MATERIAL PROVIDED =>
** Begin **

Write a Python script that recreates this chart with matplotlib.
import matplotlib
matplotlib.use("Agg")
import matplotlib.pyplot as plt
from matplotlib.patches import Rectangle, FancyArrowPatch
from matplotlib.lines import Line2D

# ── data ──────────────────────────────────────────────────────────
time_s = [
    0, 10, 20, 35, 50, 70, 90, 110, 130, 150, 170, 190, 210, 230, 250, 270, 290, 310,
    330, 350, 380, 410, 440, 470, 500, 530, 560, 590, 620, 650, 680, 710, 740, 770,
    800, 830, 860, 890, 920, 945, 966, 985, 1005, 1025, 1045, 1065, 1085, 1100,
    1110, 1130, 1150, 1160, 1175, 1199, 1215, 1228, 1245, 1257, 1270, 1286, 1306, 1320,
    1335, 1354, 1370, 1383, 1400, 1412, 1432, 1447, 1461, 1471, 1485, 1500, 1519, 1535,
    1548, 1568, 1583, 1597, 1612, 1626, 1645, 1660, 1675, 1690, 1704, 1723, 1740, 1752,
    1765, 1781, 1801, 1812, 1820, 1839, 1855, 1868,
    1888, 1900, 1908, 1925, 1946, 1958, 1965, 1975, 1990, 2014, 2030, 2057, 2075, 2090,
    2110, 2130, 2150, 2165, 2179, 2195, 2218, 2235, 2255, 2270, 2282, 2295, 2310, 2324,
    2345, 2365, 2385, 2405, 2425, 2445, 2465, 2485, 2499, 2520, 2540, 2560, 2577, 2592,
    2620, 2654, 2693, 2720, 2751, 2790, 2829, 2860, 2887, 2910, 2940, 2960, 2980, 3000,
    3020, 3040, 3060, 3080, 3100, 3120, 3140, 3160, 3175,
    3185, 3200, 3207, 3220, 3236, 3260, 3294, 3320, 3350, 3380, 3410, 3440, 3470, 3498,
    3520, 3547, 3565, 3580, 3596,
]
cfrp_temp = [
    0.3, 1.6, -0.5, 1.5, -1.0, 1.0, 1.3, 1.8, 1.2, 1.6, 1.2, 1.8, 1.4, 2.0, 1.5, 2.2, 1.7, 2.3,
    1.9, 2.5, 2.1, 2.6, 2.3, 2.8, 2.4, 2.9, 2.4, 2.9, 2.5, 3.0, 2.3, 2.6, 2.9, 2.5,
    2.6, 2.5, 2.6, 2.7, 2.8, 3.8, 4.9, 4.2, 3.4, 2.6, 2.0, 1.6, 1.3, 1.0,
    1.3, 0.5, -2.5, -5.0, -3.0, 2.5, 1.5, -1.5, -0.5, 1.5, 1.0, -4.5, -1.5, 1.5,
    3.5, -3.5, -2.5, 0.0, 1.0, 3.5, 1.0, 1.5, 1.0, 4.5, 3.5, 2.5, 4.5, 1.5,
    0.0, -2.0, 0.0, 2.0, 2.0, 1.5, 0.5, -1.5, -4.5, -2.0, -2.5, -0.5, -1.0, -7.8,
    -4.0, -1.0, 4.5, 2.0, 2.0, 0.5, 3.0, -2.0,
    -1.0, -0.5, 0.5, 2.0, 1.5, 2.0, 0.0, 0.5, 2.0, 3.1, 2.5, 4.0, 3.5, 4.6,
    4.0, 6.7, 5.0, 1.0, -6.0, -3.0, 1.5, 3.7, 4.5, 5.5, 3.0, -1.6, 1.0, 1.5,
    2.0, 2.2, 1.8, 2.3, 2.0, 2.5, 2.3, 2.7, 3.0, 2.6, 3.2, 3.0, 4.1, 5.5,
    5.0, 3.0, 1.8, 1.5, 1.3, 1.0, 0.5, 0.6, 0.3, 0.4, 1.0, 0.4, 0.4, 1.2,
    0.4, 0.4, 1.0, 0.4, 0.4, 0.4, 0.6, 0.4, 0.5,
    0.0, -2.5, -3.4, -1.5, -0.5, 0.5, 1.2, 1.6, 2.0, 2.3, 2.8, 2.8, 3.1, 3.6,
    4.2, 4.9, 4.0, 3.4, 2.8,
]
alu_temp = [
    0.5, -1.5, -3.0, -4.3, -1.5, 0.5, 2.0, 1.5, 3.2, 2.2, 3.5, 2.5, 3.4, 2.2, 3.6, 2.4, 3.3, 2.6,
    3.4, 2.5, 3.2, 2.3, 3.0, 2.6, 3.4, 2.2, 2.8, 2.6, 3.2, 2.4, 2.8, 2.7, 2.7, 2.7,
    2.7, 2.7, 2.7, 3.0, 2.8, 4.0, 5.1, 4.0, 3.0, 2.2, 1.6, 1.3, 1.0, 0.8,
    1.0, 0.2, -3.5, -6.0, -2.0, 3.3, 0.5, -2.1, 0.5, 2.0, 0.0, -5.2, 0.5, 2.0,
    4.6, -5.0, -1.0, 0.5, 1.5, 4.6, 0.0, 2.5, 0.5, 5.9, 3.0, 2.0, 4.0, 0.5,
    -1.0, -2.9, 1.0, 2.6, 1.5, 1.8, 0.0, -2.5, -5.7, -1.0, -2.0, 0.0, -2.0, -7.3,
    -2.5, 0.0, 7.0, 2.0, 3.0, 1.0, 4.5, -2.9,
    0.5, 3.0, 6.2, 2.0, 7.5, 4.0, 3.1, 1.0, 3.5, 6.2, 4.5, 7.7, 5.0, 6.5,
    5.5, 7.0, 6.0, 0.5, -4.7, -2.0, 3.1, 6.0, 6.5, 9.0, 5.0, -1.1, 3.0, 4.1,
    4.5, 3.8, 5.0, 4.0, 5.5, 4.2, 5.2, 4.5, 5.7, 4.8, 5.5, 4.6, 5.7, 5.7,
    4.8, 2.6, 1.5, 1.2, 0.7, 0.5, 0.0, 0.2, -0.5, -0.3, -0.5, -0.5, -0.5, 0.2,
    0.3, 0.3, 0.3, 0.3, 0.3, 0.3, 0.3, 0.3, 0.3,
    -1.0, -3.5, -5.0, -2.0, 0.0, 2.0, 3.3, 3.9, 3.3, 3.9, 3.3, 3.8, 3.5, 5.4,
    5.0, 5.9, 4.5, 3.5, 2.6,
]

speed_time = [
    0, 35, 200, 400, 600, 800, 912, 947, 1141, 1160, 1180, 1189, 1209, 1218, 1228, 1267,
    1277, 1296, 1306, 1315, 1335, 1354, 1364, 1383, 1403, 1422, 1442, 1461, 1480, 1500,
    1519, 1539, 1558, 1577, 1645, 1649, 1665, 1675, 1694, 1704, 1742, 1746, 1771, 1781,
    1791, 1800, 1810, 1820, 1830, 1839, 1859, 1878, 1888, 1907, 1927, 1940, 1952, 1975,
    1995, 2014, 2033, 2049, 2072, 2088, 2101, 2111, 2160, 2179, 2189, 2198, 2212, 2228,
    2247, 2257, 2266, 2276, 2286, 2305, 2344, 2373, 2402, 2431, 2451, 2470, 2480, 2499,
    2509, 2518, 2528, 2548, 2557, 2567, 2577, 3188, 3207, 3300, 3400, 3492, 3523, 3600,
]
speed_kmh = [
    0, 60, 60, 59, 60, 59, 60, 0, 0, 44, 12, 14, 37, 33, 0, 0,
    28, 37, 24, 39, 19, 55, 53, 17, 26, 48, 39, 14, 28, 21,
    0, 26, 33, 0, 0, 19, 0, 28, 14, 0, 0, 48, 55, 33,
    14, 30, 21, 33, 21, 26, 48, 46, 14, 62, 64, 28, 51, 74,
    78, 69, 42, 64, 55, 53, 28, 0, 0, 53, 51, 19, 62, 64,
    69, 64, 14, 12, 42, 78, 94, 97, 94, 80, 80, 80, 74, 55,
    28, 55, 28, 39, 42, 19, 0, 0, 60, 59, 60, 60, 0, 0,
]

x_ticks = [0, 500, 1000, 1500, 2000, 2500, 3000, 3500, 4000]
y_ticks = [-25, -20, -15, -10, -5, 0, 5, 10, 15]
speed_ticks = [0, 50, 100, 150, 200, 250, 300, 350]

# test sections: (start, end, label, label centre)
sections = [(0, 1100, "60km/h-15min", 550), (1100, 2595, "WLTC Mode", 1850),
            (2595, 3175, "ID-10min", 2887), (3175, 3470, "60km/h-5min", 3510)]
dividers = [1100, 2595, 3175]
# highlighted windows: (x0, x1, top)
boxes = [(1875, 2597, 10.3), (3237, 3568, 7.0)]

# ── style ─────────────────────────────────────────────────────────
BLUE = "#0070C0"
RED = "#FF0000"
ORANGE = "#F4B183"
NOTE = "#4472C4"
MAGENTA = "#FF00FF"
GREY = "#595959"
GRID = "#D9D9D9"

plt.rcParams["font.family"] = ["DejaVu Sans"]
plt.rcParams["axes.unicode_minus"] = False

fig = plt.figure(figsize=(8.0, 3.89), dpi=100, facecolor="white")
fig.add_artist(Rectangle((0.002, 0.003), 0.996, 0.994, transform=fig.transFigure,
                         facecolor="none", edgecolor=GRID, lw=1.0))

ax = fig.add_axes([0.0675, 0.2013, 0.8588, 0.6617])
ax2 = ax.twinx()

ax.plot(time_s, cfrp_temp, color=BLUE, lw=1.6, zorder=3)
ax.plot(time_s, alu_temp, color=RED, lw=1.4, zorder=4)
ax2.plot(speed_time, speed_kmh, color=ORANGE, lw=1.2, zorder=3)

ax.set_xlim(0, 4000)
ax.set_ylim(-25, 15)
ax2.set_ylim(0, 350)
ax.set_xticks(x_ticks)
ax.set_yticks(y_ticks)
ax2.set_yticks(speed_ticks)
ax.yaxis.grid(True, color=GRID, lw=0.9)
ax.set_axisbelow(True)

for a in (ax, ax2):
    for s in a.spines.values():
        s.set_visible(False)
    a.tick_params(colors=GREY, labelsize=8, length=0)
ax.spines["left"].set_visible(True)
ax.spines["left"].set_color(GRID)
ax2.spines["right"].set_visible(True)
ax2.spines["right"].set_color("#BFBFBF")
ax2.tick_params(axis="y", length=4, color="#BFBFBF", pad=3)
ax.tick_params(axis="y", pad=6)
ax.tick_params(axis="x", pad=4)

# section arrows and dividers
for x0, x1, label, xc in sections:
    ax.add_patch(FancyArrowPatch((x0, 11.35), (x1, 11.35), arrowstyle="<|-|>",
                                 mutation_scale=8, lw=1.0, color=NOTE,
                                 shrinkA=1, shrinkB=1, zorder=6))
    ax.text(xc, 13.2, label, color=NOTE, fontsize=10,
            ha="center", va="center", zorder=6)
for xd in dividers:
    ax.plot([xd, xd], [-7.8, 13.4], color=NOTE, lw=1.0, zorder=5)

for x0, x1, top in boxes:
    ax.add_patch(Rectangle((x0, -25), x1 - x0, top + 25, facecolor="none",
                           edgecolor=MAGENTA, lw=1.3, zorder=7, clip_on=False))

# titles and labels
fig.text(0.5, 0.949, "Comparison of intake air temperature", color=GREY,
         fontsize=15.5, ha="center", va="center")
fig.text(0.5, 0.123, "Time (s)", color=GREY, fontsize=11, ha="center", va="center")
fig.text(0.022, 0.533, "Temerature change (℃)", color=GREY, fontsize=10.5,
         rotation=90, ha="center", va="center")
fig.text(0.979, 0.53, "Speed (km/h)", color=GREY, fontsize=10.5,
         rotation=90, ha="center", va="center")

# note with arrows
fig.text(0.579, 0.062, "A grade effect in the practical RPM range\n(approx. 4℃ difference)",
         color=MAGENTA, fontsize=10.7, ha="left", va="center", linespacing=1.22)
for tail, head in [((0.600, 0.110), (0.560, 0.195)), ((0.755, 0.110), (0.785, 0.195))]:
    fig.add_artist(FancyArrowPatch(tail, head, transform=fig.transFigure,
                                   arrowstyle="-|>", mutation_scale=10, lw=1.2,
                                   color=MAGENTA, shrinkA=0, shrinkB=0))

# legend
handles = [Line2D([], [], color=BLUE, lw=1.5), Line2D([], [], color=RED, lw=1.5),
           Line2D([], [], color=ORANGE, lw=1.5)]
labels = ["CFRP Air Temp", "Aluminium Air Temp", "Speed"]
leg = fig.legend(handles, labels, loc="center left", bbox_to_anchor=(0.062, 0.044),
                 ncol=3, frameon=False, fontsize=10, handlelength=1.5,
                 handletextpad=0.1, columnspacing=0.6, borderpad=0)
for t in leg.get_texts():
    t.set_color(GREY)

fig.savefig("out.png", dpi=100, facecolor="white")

** End **
** Begin **

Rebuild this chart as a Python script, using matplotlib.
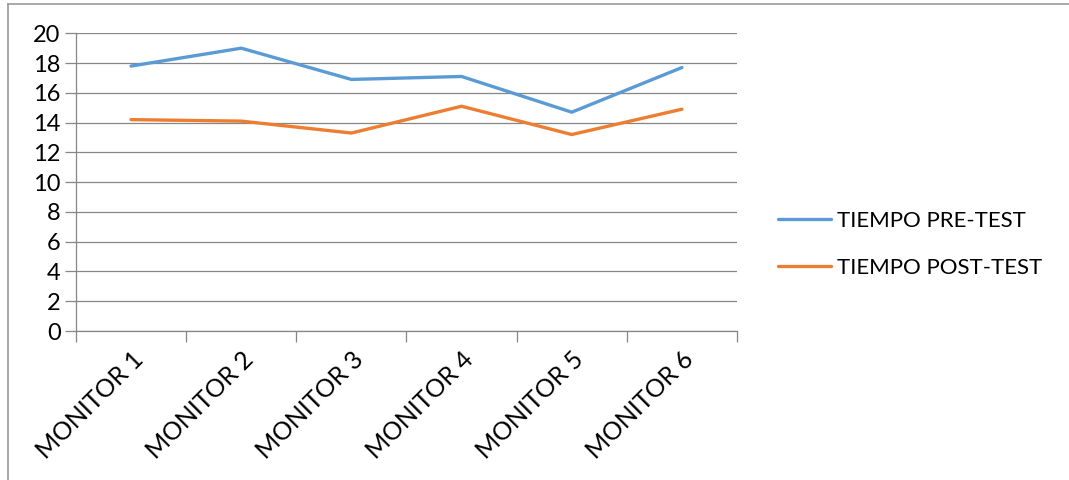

** End **

TASK BRIEF => Reproduce each line of the material containing the word "chart".

TASK SOLUTION =>
Write a Python script that recreates this chart with matplotlib.
Rebuild this chart as a Python script, using matplotlib.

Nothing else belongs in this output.